• _Task to carry out_
Pull out the lines running from the one with "Output the web" to the one with "dan R/C Ratio');", inclusive, word for word. Drop any picture.

• _Data extracted from a collection_
------------------------------------------------
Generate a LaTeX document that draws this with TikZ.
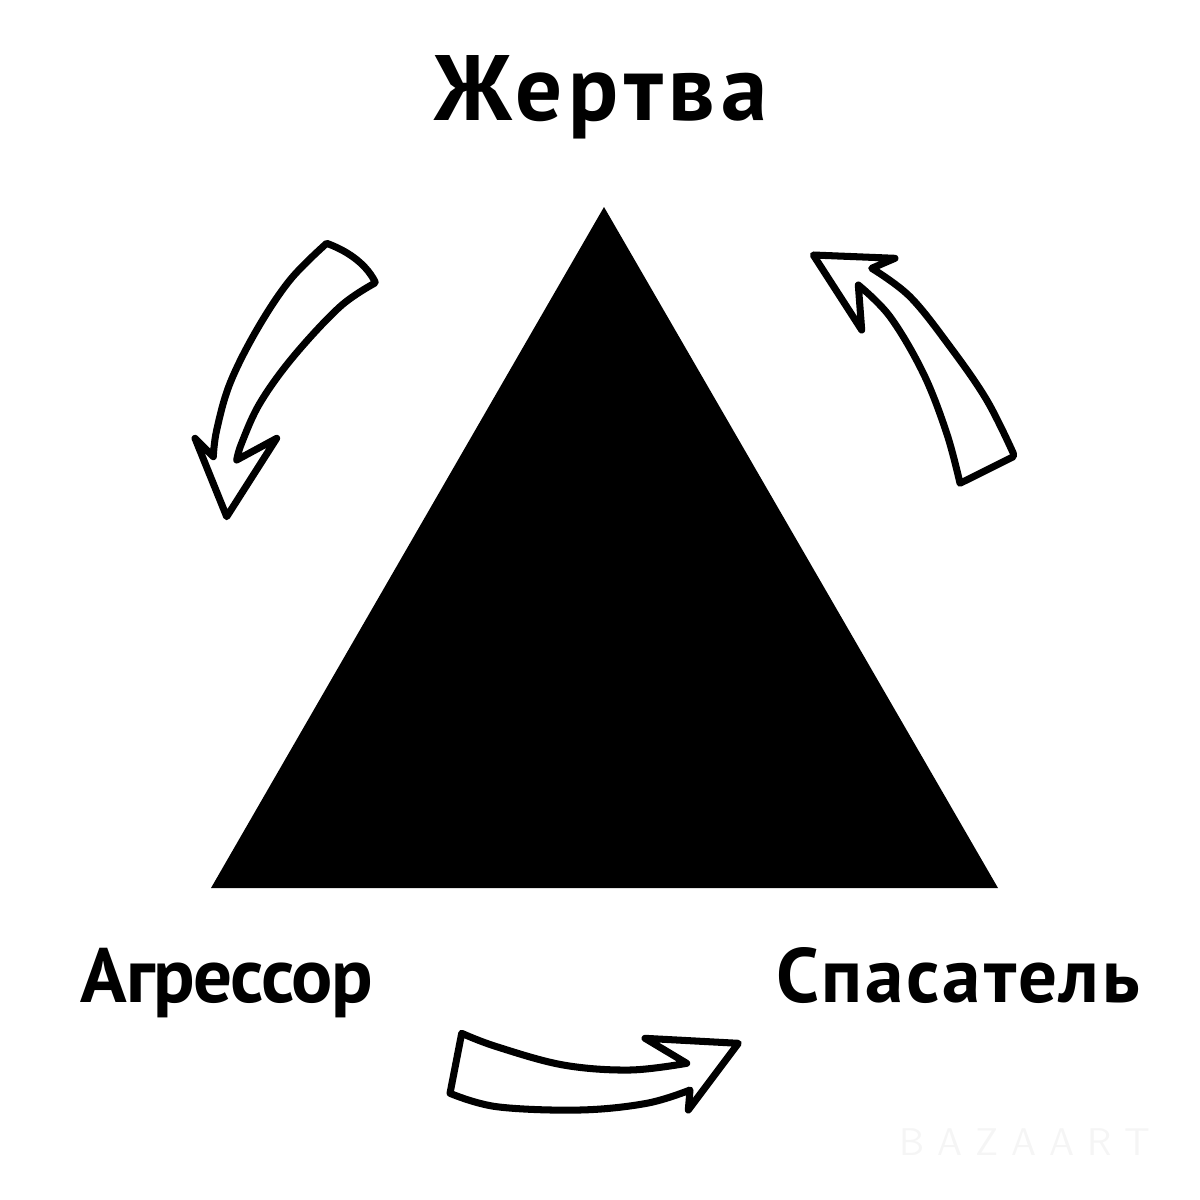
\documentclass[tikz,border=0pt]{standalone}
\usepackage{fontspec}
\setmainfont{PT Sans}
\begin{document}
\begin{tikzpicture}[x=0.01cm,y=-0.01cm,
  lbl/.style={inner sep=0pt, anchor=base},
  sketch/.style={line width=2pt, line join=round, line cap=round, fill=white}]
\useasboundingbox (0,0) rectangle (1200,1200);
% triangle
\fill[black] (604,207) -- (998,888) -- (211,888) -- cycle;
% labels
\node[lbl, font=\bfseries\fontsize{26.4}{30}\selectfont\addfontfeature{LetterSpace=6.5}] (victim) at (601,120) {Жертва};
\node[lbl, font=\bfseries\fontsize{21.9}{26}\selectfont\addfontfeature{LetterSpace=-2}] (aggr) at (227,1002) {Агрессор};
\node[lbl, font=\bfseries\fontsize{21.9}{26}\selectfont\addfontfeature{LetterSpace=3.7}] (saver) at (958,1002) {Спасатель};
\node[font=\sffamily\fontsize{11}{12}\selectfont, text=black!4, anchor=base] (wm) at (1025,1155) {B\,\,A\,\,Z\,\,A\,\,A\,\,R\,\,T};
% left arrow (down)
\draw[sketch] (326.7,243.3) .. controls (345,250) and (365,262) .. (375,281.7)
  -- plot[smooth, tension=0.6] coordinates {(375,283) (340,306.7) (293.3,356.7) (260,403) (241.7,443) (236.7,460)}
  -- (276.7,438.3) -- (226.7,516.7) -- (195,438.3) -- (213.3,456.7)
  -- plot[smooth, tension=0.6] coordinates {(213.3,456.7) (216.7,430) (230,383.3) (256.7,330) (290,280) (326.7,243.3)}
  -- cycle;
% right arrow (up)
\draw[sketch] (813.3,255) -- (895,258.3) -- (871.7,268.3)
  -- plot[smooth, tension=0.6] coordinates {(871.7,268.3) (910,296.7) (950,346.7) (986.7,400) (1013.3,453.3)}
  -- (1013.3,456.7) -- (960,483.3)
  -- plot[smooth, tension=0.6] coordinates {(960,483.3) (946.7,433.3) (923.3,373.3) (890,316.7) (858.3,285)}
  -- (861.7,330) -- cycle;
% bottom arrow (right)
\draw[sketch] (461.7,1033.3) -- (450,1093.3)
  -- plot[smooth, tension=0.6] coordinates {(450,1093.3) (496.7,1106.7) (580,1110) (646.7,1103.3) (690,1090)}
  -- (688.3,1110) -- (738.3,1043.3) -- (645,1038.3) -- (686.7,1063.3)
  -- plot[smooth, tension=0.6] coordinates {(686.7,1063.3) (630,1070) (563.3,1065) (496.7,1046.7) (461.7,1033.3)}
  -- cycle;
\end{tikzpicture}
\end{document}
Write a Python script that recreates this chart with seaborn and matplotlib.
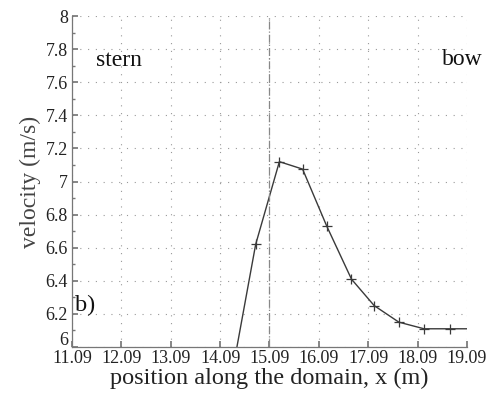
import matplotlib
matplotlib.use("Agg")
import matplotlib.pyplot as plt
import matplotlib.transforms as mtransforms
import seaborn as sns
import pandas as pd
import numpy as np
from matplotlib.ticker import AutoMinorLocator

sns.set_theme(style="white")
plt.rcParams['font.family'] = ['Liberation Serif', 'DejaVu Serif']

# velocity profile along the domain
x_pos = [14.32, 14.81, 15.29, 15.76, 16.25, 16.75, 17.21, 17.71, 18.22, 18.74, 19.12]
velocity = [5.82, 6.62, 7.12, 7.075, 6.73, 6.41, 6.25, 6.15, 6.11, 6.11, 6.11]
marker_x = x_pos[:-1]
marker_v = velocity[:-1]
x_ticks = [11.09, 12.09, 13.09, 14.09, 15.09, 16.09, 17.09, 18.09, 19.09]
y_ticks = [6, 6.2, 6.4, 6.6, 6.8, 7, 7.2, 7.4, 7.6, 7.8, 8]
midship = 15.09

df = pd.DataFrame({"x": x_pos, "v": velocity})
dm = pd.DataFrame({"x": marker_x, "v": marker_v})

fig = plt.figure(figsize=(4.88, 4.01), dpi=100)
ax = fig.add_axes([0.1475, 0.1347, 0.8095, 0.8253])

sns.lineplot(data=df, x="x", y="v", ax=ax, color="#3a3a3a", linewidth=1.0)
sns.scatterplot(data=dm, x="x", y="v", ax=ax, marker="+", color="#3a3a3a",
                s=55, linewidth=0.9)
ax.axvline(midship, color="#888888", linestyle="-.", linewidth=0.9)

ax.set_xlim(11.09, 19.09)
ax.set_ylim(6, 8)
ax.set_xticks(x_ticks)
ax.set_xticklabels([f"{t:.2f}" for t in x_ticks])
ax.set_yticks(y_ticks)
ax.set_yticklabels([f"{t:g}" for t in y_ticks])
ax.yaxis.set_minor_locator(AutoMinorLocator(2))

ax.grid(True, which="major", linestyle=(0, (1, 6)), color="#999999", linewidth=0.8)
for s in ["top", "right"]:
    ax.spines[s].set_visible(False)
for s in ["left", "bottom"]:
    ax.spines[s].set_color("#777777")
    ax.spines[s].set_linewidth(0.9)
ax.tick_params(which="both", direction="in", color="#777777", labelsize=13,
               labelcolor="#222222", left=True, bottom=True)
ax.tick_params(which="major", length=4)
ax.tick_params(which="minor", length=2)
ax.tick_params(axis="x", pad=2)
ax.tick_params(axis="y", pad=3)

# lift the lowest y label a little, as in the original
lbl = ax.get_yticklabels()[0]
lbl.set_transform(lbl.get_transform() + mtransforms.ScaledTranslation(0, 6 / 72, fig.dpi_scale_trans))

ax.set_xlabel("position along the domain, x (m)", fontsize=17.5, color="#222222", labelpad=1)
ax.set_ylabel("velocity (m/s)", fontsize=17, color="#444444", labelpad=3)

ax.text(11.57, 7.73, "stern", fontsize=17, color="#111111", va="center")
ax.text(18.58, 7.74, "bow", fontsize=17, color="#111111", va="center", clip_on=False)
ax.text(11.15, 6.254, "b)", fontsize=17.5, color="#111111", va="center")

fig.savefig("out.png", dpi=100)
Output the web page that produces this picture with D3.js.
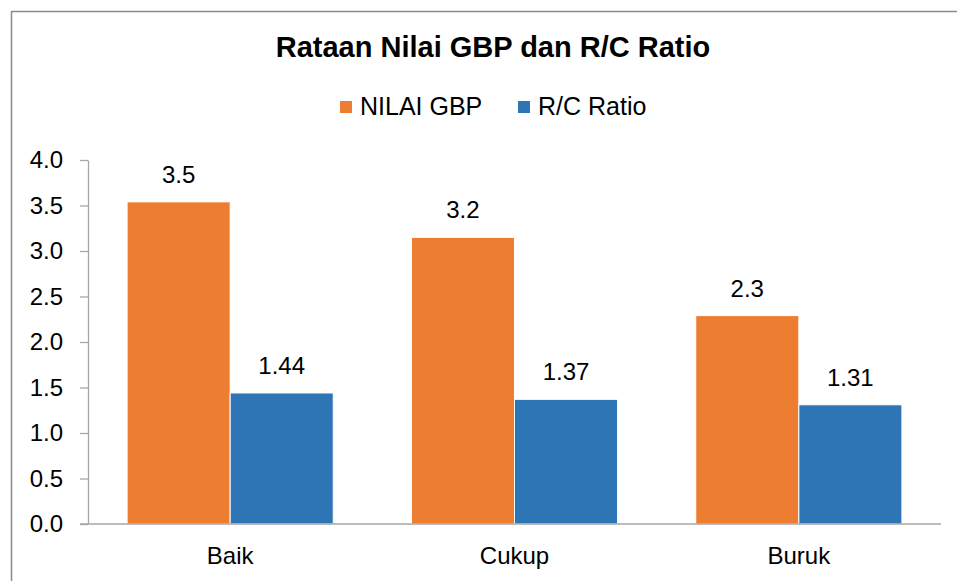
<!DOCTYPE html>
<html>
<head>
<meta charset="utf-8">
<script src="https://cdn.jsdelivr.net/npm/d3@7"></script>
<style>
  body { margin: 0; background: #fff; }
  text { font-family: Arial, "Liberation Sans", sans-serif; fill: #000; }
</style>
</head>
<body>
<svg id="chart" width="957" height="581"></svg>
<script>
// data
const categories = ['Baik', 'Cukup', 'Buruk'];
const seriesNames = ['NILAI GBP', 'R/C Ratio'];
const gbpValues = [3.54, 3.15, 2.29];
const gbpLabels = ['3.5', '3.2', '2.3'];
const rcValues = [1.44, 1.37, 1.31];
const rcLabels = ['1.44', '1.37', '1.31'];
const yTicks = [0, 0.5, 1, 1.5, 2, 2.5, 3, 3.5, 4];

const colors = ['#ed7d31', '#2e75b6'];

const svg = d3.select('#chart');

// outer frame (only top and left visible)
svg.append('path')
  .attr('d', 'M11.5,581 L11.5,11.5 L957,11.5')
  .attr('fill', 'none')
  .attr('stroke', '#8a8a8a')
  .attr('stroke-width', 1.5);

// title
svg.append('text')
  .attr('x', 493)
  .attr('y', 57)
  .attr('text-anchor', 'middle')
  .style('font-size', '29px')
  .style('font-weight', 'bold')
  .text('Rataan Nilai GBP dan R/C Ratio');

const margin = {left: 88, right: 16, top: 160, bottom: 57};
const width = 957 - margin.left - margin.right;
const height = 581 - margin.top - margin.bottom;

const g = svg.append('g').attr('transform', `translate(${margin.left},${margin.top})`);

const x0 = d3.scaleBand()
  .domain(categories)
  .range([0, width])
  .paddingInner(0.275)
  .paddingOuter(0.1375);

const x1 = d3.scaleBand()
  .domain(seriesNames)
  .range([0, x0.bandwidth()])
  .padding(0);

const y = d3.scaleLinear()
  .domain([0, 4])
  .range([height, 0]);

// y axis
const yAxis = d3.axisLeft(y)
  .tickValues(yTicks)
  .tickFormat(d3.format('.1f'))
  .tickSizeInner(8)
  .tickSizeOuter(0)
  .tickPadding(17);

const yG = g.append('g').attr('class', 'y axis').call(yAxis);
yG.select('.domain').attr('stroke', '#a6a6a6').attr('stroke-width', 1.3);
yG.selectAll('.tick line').attr('stroke', '#a6a6a6').attr('stroke-width', 1.3);
yG.selectAll('.tick text').style('font-size', '24px').attr('fill', '#000');

// bars
const rows = categories.map((c, i) => ({
  cat: c,
  vals: [
    {s: seriesNames[0], v: gbpValues[i], label: gbpLabels[i], color: colors[0]},
    {s: seriesNames[1], v: rcValues[i], label: rcLabels[i], color: colors[1]}
  ]
}));

const groups = g.selectAll('.group')
  .data(rows)
  .enter()
  .append('g')
  .attr('class', 'group')
  .attr('transform', d => `translate(${x0(d.cat)},0)`);

groups.selectAll('rect')
  .data(d => d.vals)
  .enter()
  .append('rect')
  .attr('x', d => x1(d.s))
  .attr('y', d => y(d.v))
  .attr('width', x1.bandwidth())
  .attr('height', d => height - y(d.v))
  .attr('fill', d => d.color)
  .attr('stroke', '#fff')
  .attr('stroke-width', 1);

groups.selectAll('.vlabel')
  .data(d => d.vals)
  .enter()
  .append('text')
  .attr('class', 'vlabel')
  .attr('x', d => x1(d.s) + x1.bandwidth() / 2)
  .attr('y', d => y(d.v) - 19)
  .attr('text-anchor', 'middle')
  .style('font-size', '24px')
  .text(d => d.label);

// x axis
const xAxis = d3.axisBottom(x0)
  .tickSize(0)
  .tickPadding(23);

const xG = g.append('g')
  .attr('class', 'x axis')
  .attr('transform', `translate(0,${height})`)
  .call(xAxis);
xG.select('.domain').remove();
xG.selectAll('.tick text').style('font-size', '24px').attr('fill', '#000');
g.append('line')
  .attr('x1', -8).attr('x2', width)
  .attr('y1', height).attr('y2', height)
  .attr('stroke', '#a6a6a6')
  .attr('stroke-width', 1.3);

// legend
const legendItems = [
  {name: seriesNames[0], color: colors[0], x: 340},
  {name: seriesNames[1], color: colors[1], x: 518}
];
const legend = svg.selectAll('.legend')
  .data(legendItems)
  .enter()
  .append('g')
  .attr('class', 'legend')
  .attr('transform', d => `translate(${d.x},101)`);
legend.append('rect')
  .attr('width', 12).attr('height', 12)
  .attr('fill', d => d.color);
legend.append('text')
  .attr('x', 20).attr('y', 14)
  .style('font-size', '25px')
  .text(d => d.name);
</script>
</body>
</html>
------------------------------------------------
• _Output of the task_
Output the web page that produces this picture with D3.js.
<!DOCTYPE html>
<html>
<head>
<meta charset="utf-8">
<script src="https://cdn.jsdelivr.net/npm/d3@7"></script>
<style>
  body { margin: 0; background: #fff; }
  text { font-family: Arial, "Liberation Sans", sans-serif; fill: #000; }
</style>
</head>
<body>
<svg id="chart" width="957" height="581"></svg>
<script>
// data
const categories = ['Baik', 'Cukup', 'Buruk'];
const seriesNames = ['NILAI GBP', 'R/C Ratio'];
const gbpValues = [3.54, 3.15, 2.29];
const gbpLabels = ['3.5', '3.2', '2.3'];
const rcValues = [1.44, 1.37, 1.31];
const rcLabels = ['1.44', '1.37', '1.31'];
const yTicks = [0, 0.5, 1, 1.5, 2, 2.5, 3, 3.5, 4];

const colors = ['#ed7d31', '#2e75b6'];

const svg = d3.select('#chart');

// outer frame (only top and left visible)
svg.append('path')
  .attr('d', 'M11.5,581 L11.5,11.5 L957,11.5')
  .attr('fill', 'none')
  .attr('stroke', '#8a8a8a')
  .attr('stroke-width', 1.5);

// title
svg.append('text')
  .attr('x', 493)
  .attr('y', 57)
  .attr('text-anchor', 'middle')
  .style('font-size', '29px')
  .style('font-weight', 'bold')
  .text('Rataan Nilai GBP dan R/C Ratio');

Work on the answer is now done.